Al otro día, de caminata por las playas que hay pasando las dunas, la Pacha confesó haberse reconciliado con el paisaje de Uruguay después de pasar meses comparando todo lo que veía con la belleza de su adorada Cuba, donde había vivido catorce años. Con lo que no se reconcilió del todo fue con el sol. Se había llevado un bronceador casero que al parecer le daba muy buenos resultados en el Caribe pero que fue inútil para este sur con ozono agujereado. Conclusión: a los tres días de sol valicero ya la pobre parecía un lobo de mar abandonado en la playa; estaba hinchada y de color violáceo.
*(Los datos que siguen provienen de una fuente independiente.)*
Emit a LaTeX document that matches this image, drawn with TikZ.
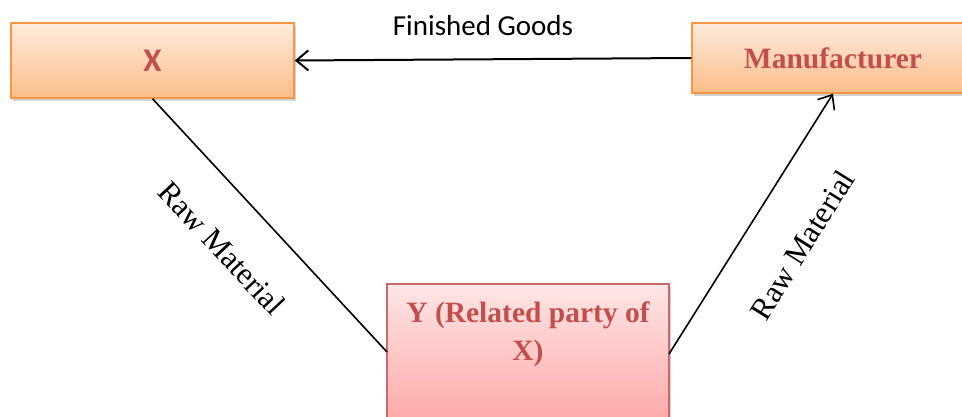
\documentclass[tikz,border=0pt]{standalone}
\usepackage{fontspec}
\setmainfont{Liberation Serif}
\newfontfamily\calibri{Carlito}
\usetikzlibrary{arrows.meta,shadows}
\definecolor{orgborder}{HTML}{F79646}
\definecolor{orgtop}{HTML}{FEEADC}
\definecolor{orgbot}{HTML}{FBBD8A}
\definecolor{redborder}{HTML}{C86A6A}
\definecolor{redtop}{HTML}{FFE6E6}
\definecolor{redbot}{HTML}{FF9C9C}
\definecolor{txtred}{HTML}{C0504D}
\begin{document}
\begin{tikzpicture}[x=1pt,y=-1pt,
  boxbase/.style={line width=1.5pt, inner sep=0pt,
    drop shadow={opacity=0.35,shadow xshift=2pt,shadow yshift=-3pt}},
  orgbox/.style={boxbase, draw=orgborder, top color=orgtop, bottom color=orgbot},
  redbox/.style={boxbase, draw=redborder, top color=redtop, bottom color=redbot},
  boxtext/.style={text=txtred, font=\bfseries\fontsize{29.5}{38}\selectfont},
  lbl/.style={font=\fontsize{31}{34}\selectfont, inner sep=0pt},
  conn/.style={line width=1.6pt},
  arr/.style={conn, -{Straight Barb[length=12pt,width=20pt]}}
]
\useasboundingbox (0,0) rectangle (962,417);
\clip (0,0) rectangle (962,417);
\node[orgbox, minimum width=283pt, minimum height=75pt] (X) at (152.5,60.5)
  {\calibri\bfseries\fontsize{33}{36}\selectfont\textcolor{txtred}{X}};
\node[orgbox, minimum width=282pt, minimum height=70pt] (M) at (833,58) {};
\node[boxtext, inner sep=0pt] (Mt) at (M.center) {Manufacturer};
\node[redbox, minimum width=282pt, minimum height=166pt] (Y) at (528,367) {};
\node[boxtext, align=center, inner sep=0pt, anchor=north] (Yt) at (528,302)
  {Y (Related party of\\X)};
\coordinate (Yl) at (387,352);
\coordinate (Yr) at (669,354);
\draw[arr, line width=2pt] (M.west) -- (X.east);
\draw[conn] (X.south) -- (Yl);
\draw[arr] (Yr) -- (M.south);
\node[lbl, font=\calibri\fontsize{29}{32}\selectfont, anchor=base] (fg) at (483,36) {Finished Goods};
\node[lbl, rotate=-47] (rm1) at (222,248) {Raw Material};
\node[lbl, rotate=58] (rm2) at (802,245) {Raw Material};
\end{tikzpicture}
\end{document}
A partir de ahí se cuidó un poco más, pero igual se peló horrible, porque el daño ya estaba hecho.


Otro que sufrió las consecuencias del sol fue Jaime, un compañero de la Escuela que pasaba música en un boliche de La Paloma y había prometido ir por Valizas, pero al no tener la dirección de mi rancho no supo para dónde agarrar, aunque no se hizo demasiado problema. Era temprano, la arena invitaba a una dulce siesta matinal junto al mar, así que se tiró a dormir cerca de la entrada principal. Allí lo encontramos cuando íbamos a almorzar, a eso de las dos, y nos costó reconocerlo; ya no era Jaime, sino un rojo camarón con una botella vacía de cerveza al lado. Fue un triunfo llevarlo hasta Doña Bella, hubo que ir mojándole la cabeza en cada canilla del camino (o sea: dos), e incluso medio se nos desmayó un rato después, hasta que terminamos poniéndole un vaso con agua en la cabeza, por consejo de la gente del lugar.

Pronto nos hicimos habitués de la parrillada. Como éramos casi las únicas mujeres de Valizas en esos días estábamos como reinas; nos preparaban la caipirinha, venían todo el tiempo a charlar, e incluso uno de ellos me mostró un álbum de fotos de Valizas... ¡en el que estaba mi rancho! Es que el 832 es el más lindo del pueblo, no hay vuelta.

Volvimos a Montevideo a dedo, en la parte de atrás de una camioneta, tapadas con pareos por el sol y con cremas en la cara; nuestro aspecto en general debía de ser patético pero estábamos felices y sabíamos que, no bien pasara Navidad, volveríamos a Valizas.